As in all marketing strategies, start with understanding your target market. How many are they? What do they do? What are their perceptions about your product? Do they really read the magazine your displaying your celebrity ad in? And if they do, will they act on the impression you’ve created today? Tomorrow? In the world of fast moving consumer goods celebrity marketing aim at the man and women in the street. In the world of luxury good however, the target market of celebrity marketing are often celebrities themselves and therefore do not ‘rush’ to any shops. The influence is more subtle. And celebrity advertising is about influence.

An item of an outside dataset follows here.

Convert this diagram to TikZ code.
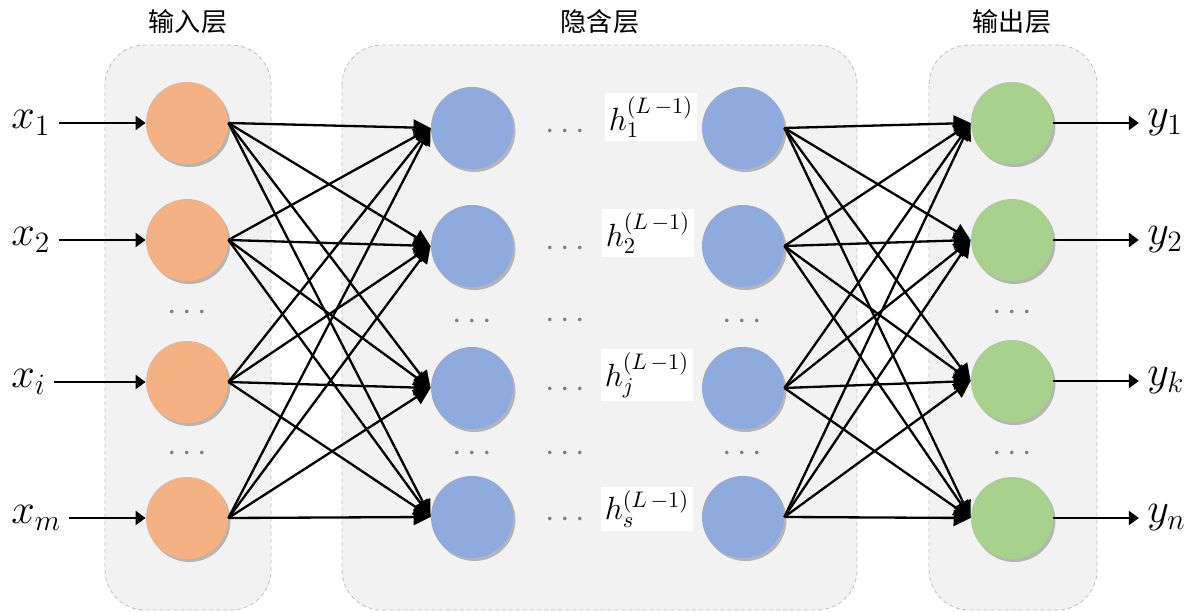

Whether you leverage both PR and advertising in your strategy is up to you of course but is your marketing story clear? Is it clean? Is it relevant? And is it ready for celebrity marketing? You are to remember as well that a celebrity will lend his or her name to a product for monetary reasons as well as to further extend their reach (or not to be forgotten as in some cases.) So if the marketing activity could potentially damage their reputation, or they’ve seen another celebrity being hurt by it, they will think twice.

Is Celebrity Marketing relevant for your product?

Yes and no. It depends on your product really.

Celebrity PR does work and the cost can justify the activity. Celebrity advertising, however, can be an expensive exercise. While these are but two tools in your celebrity marketing strategy, shop opening is another one, you need to determine it’s potential ROI before your commit to any course of action.

Celebrity marketing, just like the celebrities themselves, is fickle. Your marketing story cannot afford to be. Focus on your story and then add the right celebrity to your recipe and you could come-up on top. And so will the celebrity. It’s only when the two are closely connected that celebrity marketing truly brings you to the stars.